On the vision side he has made it clear the Liberal Democrats will not engage in coalition deals with the other two parties, following the next election, unless there is a serious prospect of constitutional reform. Unusually for a Liberal Democrat he hasn't tied this down to specifics such as changing the electoral system or decentralisation, simply that there should be 'a new kind of politics' and proposed a way of getting there.
Although it is uncomfortably unclear exactly what this means, he's probably right, at this juncture, to be calling for a dialogue on reform not a shopping list. There are numerous ways the UK could be made more accountable to all of us, but to achieve that will require some degree of cross-party consensus not Liberal Democrat purism. In calling for no deals today he is sacrificing short-term careerism for long-term consensus.
Much of the rest of vision reiterated themes raised in his leadership campaign. Personalising public services, resisting Labour's database state, removing barriers to opportunity in health and education, and the green agenda.

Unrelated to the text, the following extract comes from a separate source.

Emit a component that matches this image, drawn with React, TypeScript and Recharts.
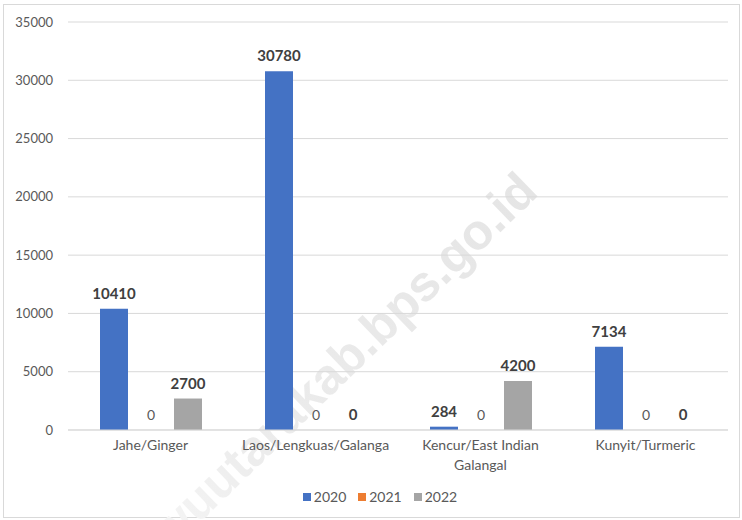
import React from 'react';
import { BarChart, Bar, XAxis, YAxis, CartesianGrid, Legend, LabelList, Text } from 'recharts';

const categories = ['Jahe/Ginger', 'Laos/Lengkuas/Galanga', 'Kencur/East Indian Galangal', 'Kunyit/Turmeric'];
const values2020 = [10410, 30780, 284, 7134];
const values2021 = [0, 0, 0, 0];
const values2022 = [2700, 0, 4200, 0];
const yTicks = [0, 5000, 10000, 15000, 20000, 25000, 30000, 35000];
const seriesNames = ['2020', '2021', '2022'];
const seriesColors = ['#4472C4', '#ED7D31', '#A5A5A5'];
const watermark = 'luwuutarakab.bps.go.id';

const data = categories.map((name, i) => ({
  name,
  v2020: values2020[i],
  v2021: values2021[i],
  v2022: values2022[i],
}));

const FONT = 'Lato, "Open Sans", sans-serif';

const CategoryTick = (props: any) => {
  const { x, y, payload } = props;
  return (
    <Text
      x={x}
      y={y + 2}
      width={150}
      textAnchor="middle"
      verticalAnchor="start"
      lineHeight="1.4em"
      fill="#595959"
      fontSize={14}
      fontFamily={FONT}
    >
      {payload.value}
    </Text>
  );
};

const LegendContent = () => (
  <div style={{ display: 'flex', justifyContent: 'center', fontFamily: FONT, fontSize: 14, color: '#595959' }}>
    {seriesNames.map((n, i) => (
      <div key={n} style={{ display: 'flex', alignItems: 'center', marginRight: i < 2 ? 12 : 0 }}>
        <span style={{ display: 'inline-block', width: 8, height: 8, background: seriesColors[i], marginRight: 3 }} />
        <span>{n}</span>
      </div>
    ))}
  </div>
);

export default function App() {
  return (
    <div style={{ position: 'absolute', left: 0, top: 0, width: 742, height: 520, background: '#fff', fontFamily: FONT, overflow: 'hidden' }}>
      <div style={{ position: 'absolute', left: 3, top: 4, width: 735, height: 512, border: '1px solid #d9d9d9' }} />
      <svg width={742} height={520} style={{ position: 'absolute', left: 0, top: 0 }}>
        <defs>
          <linearGradient id="wmfade" gradientUnits="userSpaceOnUse" x1={-580} y1={0} x2={0} y2={0}>
            <stop offset="0" stopColor="#fafafa" />
            <stop offset="0.35" stopColor="#ececec" />
            <stop offset="1" stopColor="#e5e5e5" />
          </linearGradient>
        </defs>
        <g transform="translate(540 194) rotate(-44)">
          <text
            x={0}
            y={0}
            textAnchor="end"
            fontFamily='"Liberation Sans", Arial, sans-serif'
            fontWeight="bold"
            fontSize={50}
            fill="url(#wmfade)"
          >
            {watermark}
          </text>
        </g>
      </svg>
      <div style={{ position: 'absolute', left: 0, top: 0 }}>
        <BarChart
          width={742}
          height={520}
          data={data}
          margin={{ top: 22, right: 14, left: 0, bottom: 40 }}
          barSize={28}
          barGap={9}
        >
          <CartesianGrid vertical={false} stroke="#d9d9d9" />
          <XAxis
            dataKey="name"
            height={50}
            tickLine={false}
            axisLine={{ stroke: '#d9d9d9' }}
            interval={0}
            tick={<CategoryTick />}
          />
          <YAxis
            width={68}
            domain={[0, 35000]}
            ticks={yTicks}
            tickLine={false}
            axisLine={false}
            tickSize={0}
            tickMargin={15}
            tick={{ fill: '#595959', fontSize: 13, fontFamily: FONT }}
          />
          <Legend
            layout="horizontal"
            verticalAlign="middle"
            align="center"
            wrapperStyle={{ top: 488, left: 9, width: 742 }}
            content={<LegendContent />}
          />
          <Bar dataKey="v2020" name="2020" fill={seriesColors[0]} minPointSize={0.001} isAnimationActive={false}>
            <LabelList dataKey="v2020" position="top" offset={10} fill="#404040" fontSize={15} fontWeight="bold" fontFamily={FONT} />
          </Bar>
          <Bar dataKey="v2021" name="2021" fill={seriesColors[1]} minPointSize={0.001} isAnimationActive={false}>
            <LabelList dataKey="v2021" position="top" offset={10} fill="#595959" fontSize={14} fontFamily={FONT} />
          </Bar>
          <Bar dataKey="v2022" name="2022" fill={seriesColors[2]} minPointSize={0.001} isAnimationActive={false}>
            <LabelList dataKey="v2022" position="top" offset={10} fill="#404040" fontSize={15} fontWeight="bold" fontFamily={FONT} />
          </Bar>
        </BarChart>
      </div>
    </div>
  );
}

All were illustrated with very personal examples. This was a good speech.
On specifics the picture was more mixed. Party conference passed a change in our health care policy that will enable locally elected health boards to manage hospitals. A welcome increase in accountability. Not though without a typically parochial spat about whether or not Councillors should be automatically entitled to some places or the whole thing should be run by the local authority. The party's local statist wing is still uncomfortable with the idea that decentralisation means empowering people rather than just empowering local politicians.

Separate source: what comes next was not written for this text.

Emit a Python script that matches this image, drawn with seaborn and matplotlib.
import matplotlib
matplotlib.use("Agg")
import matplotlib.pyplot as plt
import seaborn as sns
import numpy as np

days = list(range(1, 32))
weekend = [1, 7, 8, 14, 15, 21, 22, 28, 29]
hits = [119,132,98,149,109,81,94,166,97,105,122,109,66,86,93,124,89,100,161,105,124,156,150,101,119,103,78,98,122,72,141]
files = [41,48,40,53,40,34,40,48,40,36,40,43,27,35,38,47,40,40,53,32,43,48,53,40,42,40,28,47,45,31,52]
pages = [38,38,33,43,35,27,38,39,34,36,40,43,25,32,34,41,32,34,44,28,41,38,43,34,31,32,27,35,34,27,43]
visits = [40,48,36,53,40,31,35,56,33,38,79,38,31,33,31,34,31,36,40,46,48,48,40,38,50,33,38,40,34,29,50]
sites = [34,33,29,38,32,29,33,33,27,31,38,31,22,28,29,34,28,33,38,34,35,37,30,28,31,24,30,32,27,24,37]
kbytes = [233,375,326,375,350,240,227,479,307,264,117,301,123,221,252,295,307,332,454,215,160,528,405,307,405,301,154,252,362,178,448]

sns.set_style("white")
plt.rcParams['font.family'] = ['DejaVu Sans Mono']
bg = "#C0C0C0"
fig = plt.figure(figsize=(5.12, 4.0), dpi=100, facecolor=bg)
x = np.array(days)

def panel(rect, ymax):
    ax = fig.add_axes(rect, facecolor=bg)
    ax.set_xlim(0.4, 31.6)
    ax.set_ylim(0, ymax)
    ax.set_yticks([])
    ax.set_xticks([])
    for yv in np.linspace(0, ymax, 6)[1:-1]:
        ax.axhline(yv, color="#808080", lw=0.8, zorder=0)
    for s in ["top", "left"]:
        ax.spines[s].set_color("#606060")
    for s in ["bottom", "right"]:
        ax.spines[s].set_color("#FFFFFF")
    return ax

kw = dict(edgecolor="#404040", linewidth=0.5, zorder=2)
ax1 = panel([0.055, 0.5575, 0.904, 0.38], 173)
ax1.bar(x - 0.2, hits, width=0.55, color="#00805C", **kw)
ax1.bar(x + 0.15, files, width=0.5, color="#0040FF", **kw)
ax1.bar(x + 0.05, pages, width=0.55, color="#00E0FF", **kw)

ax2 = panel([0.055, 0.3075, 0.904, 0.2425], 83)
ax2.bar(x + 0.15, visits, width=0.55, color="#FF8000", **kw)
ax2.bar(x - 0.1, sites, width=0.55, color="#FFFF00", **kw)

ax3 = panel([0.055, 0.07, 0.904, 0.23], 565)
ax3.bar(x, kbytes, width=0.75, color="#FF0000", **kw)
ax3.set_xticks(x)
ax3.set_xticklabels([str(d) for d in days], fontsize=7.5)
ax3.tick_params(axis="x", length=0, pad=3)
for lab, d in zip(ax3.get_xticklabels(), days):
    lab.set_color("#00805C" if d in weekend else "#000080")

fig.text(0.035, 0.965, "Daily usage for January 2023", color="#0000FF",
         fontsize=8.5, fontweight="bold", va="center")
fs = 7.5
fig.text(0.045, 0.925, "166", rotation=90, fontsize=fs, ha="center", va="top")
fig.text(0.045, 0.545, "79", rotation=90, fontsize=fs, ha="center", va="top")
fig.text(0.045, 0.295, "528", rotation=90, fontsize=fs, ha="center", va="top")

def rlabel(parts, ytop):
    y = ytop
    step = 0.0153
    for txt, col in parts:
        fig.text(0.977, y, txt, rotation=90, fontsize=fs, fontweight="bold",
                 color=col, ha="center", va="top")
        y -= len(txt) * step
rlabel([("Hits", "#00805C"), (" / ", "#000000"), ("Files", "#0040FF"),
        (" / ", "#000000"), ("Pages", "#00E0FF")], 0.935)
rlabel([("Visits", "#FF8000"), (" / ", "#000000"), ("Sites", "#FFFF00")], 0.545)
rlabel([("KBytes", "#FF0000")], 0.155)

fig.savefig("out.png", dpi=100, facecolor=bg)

The party also experimented a little with using policy for grabbing headlines by calling for a cut in the VAT on fruit juice paid for by increasing alcohol duty. The policy is trivial and makes little sense in the wider context of the party's tax simplification and fairness agenda, but a nice way to articulate how we might cut taxes on goods (like work and shopping) by taxing bads (like booze and fags).
Vince Cable, the party's shadow Chancellor, will also revisit the issue of taxation on high value homes. If his intention there is to do something about the problem of local income tax, in that it transfers income from hard-working young families who desperately need housing while benefiting wealthy pensioners to sit on large houses they don't need, it is welcome. If it's just another piece of tinkering that will encourage the very rich to transfer their homes into off-shore property companies to avoid the tax, and thus achieve nothing, it is not.

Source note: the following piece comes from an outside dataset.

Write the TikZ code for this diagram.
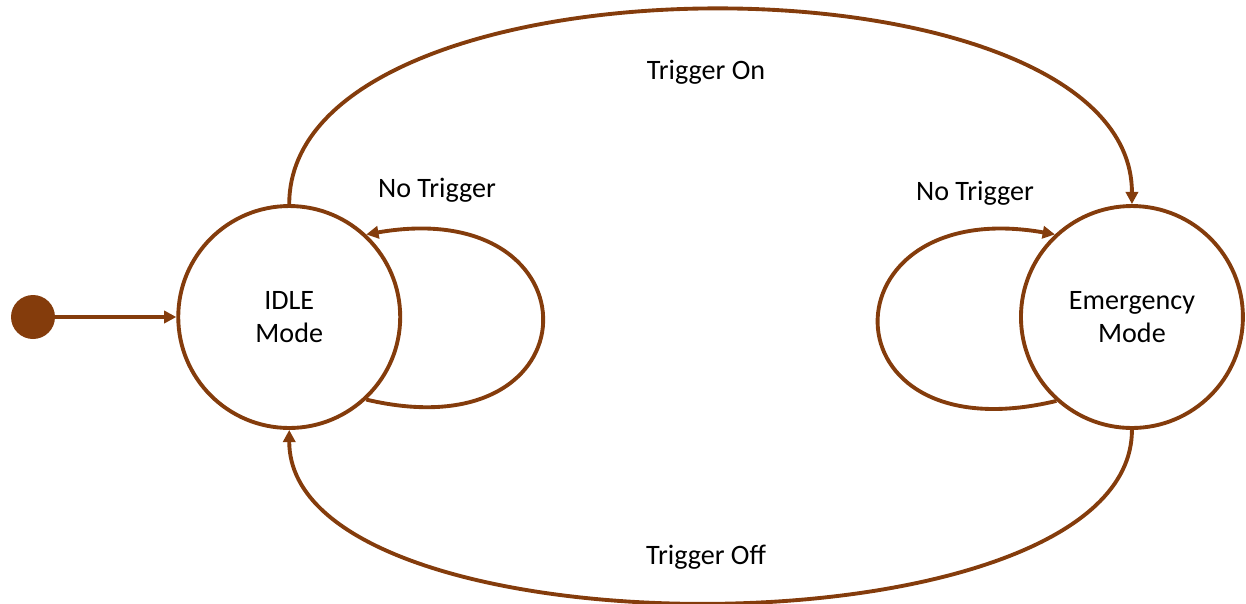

All in all then the party is moving carefully towards a more considered vision of what liberalism means in the 21st century and what a Liberal Democrat government would do achieve it. It is an evolution, not a revolution. There will not doubt be more mistakes like last week on the way, but many more successes and good ideas.
The challenge for our aspirational Leader though, is much the challenge for aspirational Liverpool City Council - how to communicate that sense of optimism and real change to the outside world. Mawkish sentimentality for a better-managed yesterday that never was, would clearly be an unhelpful distraction.

2 comments:
The problem is that you don't need to travel far from the city centre to see that the strategy of the Council simply isn't having a trickle down effect on the city's poorest areas - rather the opposite.
I don't think you can simply concentrate on glitzy, showy examples of economic development - community development has to be part of the picture as well.
I don't disagree Mike, but the main focus must surely be on job creation in the private sector. Public sector / community worker jobs without a real tax-generating economy to support them are treading water at best and destroying jobs elsewhere through high taxation at worst.
Further the figure I've been given for unemployment in Liverpool City Region as a whole is 5-6%. Still higher than the national average but nothing like the 70% that areas like Toxeth suffered in the 80s. Is that not a sign of general improvement?